Ella…en primera escena, siempre Ella, mi querida madre aparece en todo su esplendor, colmada de aberrantes maldades y crueldades, poniendo en práctica siempre actos perfectos.
Así aparece ésta pobre mujer, de su boca solo han salido reproches y quejas, atormentadas siempre, del gran sufrimiento de tener que ser ella la única, capaz de llevar la carga de su familia, porque sus hijos para Ella eran eso: Una pesada carga. –Lo ha dicho siempre, yo puedo dar fe de cuantas veces he escuchado esa queja. ¡Su vida era así de dura!
Para que las escenas que forman parte de su vida, se puedan suceder sin perder su esencia, debía ser Ella también, la que se ocupara de los detalles más ínfimos. Es lo que las madres de su calaña suelen hacer, y éstas eran algunas de las atenciones maternales que recibía yo como su primogénita.

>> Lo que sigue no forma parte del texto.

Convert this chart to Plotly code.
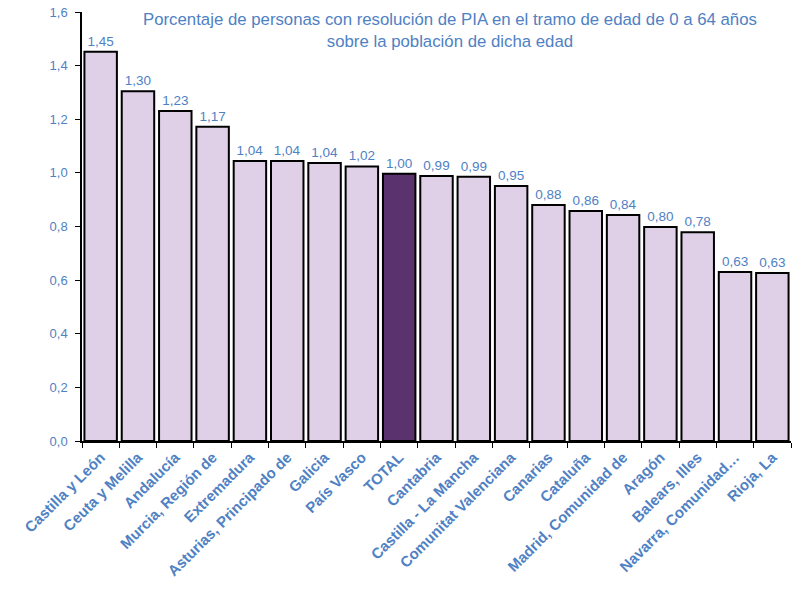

Ya que entre sus quehaceres maternos estaban. Sujetarme con cuerdas de esparto, durante largos periodos de tiempo, incluso mantenerte colgada sin que los pies rozaran el suelo…esas costumbres que tanto placer le aportaban a mi querida madre, tenia consecuencias. Las marcas en las muñecas.
Hasta que no fui al colegio esto no fue ningún problema porque todo quedaba en casa. El colegio era un gran problema, pero subsanable.
Me obligaba a sentarme frente a ella, me cogía siempre el brazo derecho en primer lugar y con sus dos manos, me sujetaba fuertemente por la muñeca, quedando mi mano derecha sobre su falda. Al lado de Ella siempre tenía un gran rollo de algodón, de esos que una lámina de algodón está envuelta en un papel morado, muy útil para que cortes el trozo de algodón que necesites. Porque eso mismo es lo que hacia Ella.
Junto al rollo de algodón también tenía una serie de vendas elásticas.
Sin soltar mi mano, empezaba a enrollar mi muñeca con el algodón, que estrechaba un poco con sus propias manos para ajustarlo al tamaño de mi muñeca; después me colocaba la venda elástica con varias vueltas, y dejaba caer sobre su falda el resto de la venda; volvía a poner algodón ahora sobre la venda que envolvía ya mi muñeca, y de nuevo otra vuelta con la venda, así sucesivamente hasta terminar el proceso con las dos muñecas. Cuando terminaba, me decía. –Levántate.
A Ella le gustaba ver como había quedado su trabajo, le gustaba sentir mi angustia, le gustaba ver la presión que ejercía las protecciones de mis muñecas hacia el suelo. De éste modo se aseguraba que no me quedaría ningún tipo de marca, nadie vería señales de ataduras. Así fue, nadie vio nunca un morado en mis muñecas, tampoco nadie vio nunca cuanto me dolían.
No podrás decirme que de esto no te acuerdas mamá, porque me hermana y yo nos acordamos muy bien, incluso te puedo ayudar un poco más. Recuerdas que guardabas las vendas en los cajones de tus mesitas de noche, tenías dos cajones llenos de vendas, puede ser que todavía conserves algunas. Ya sabes eran como trofeos. ¿Te acuerdas ahora?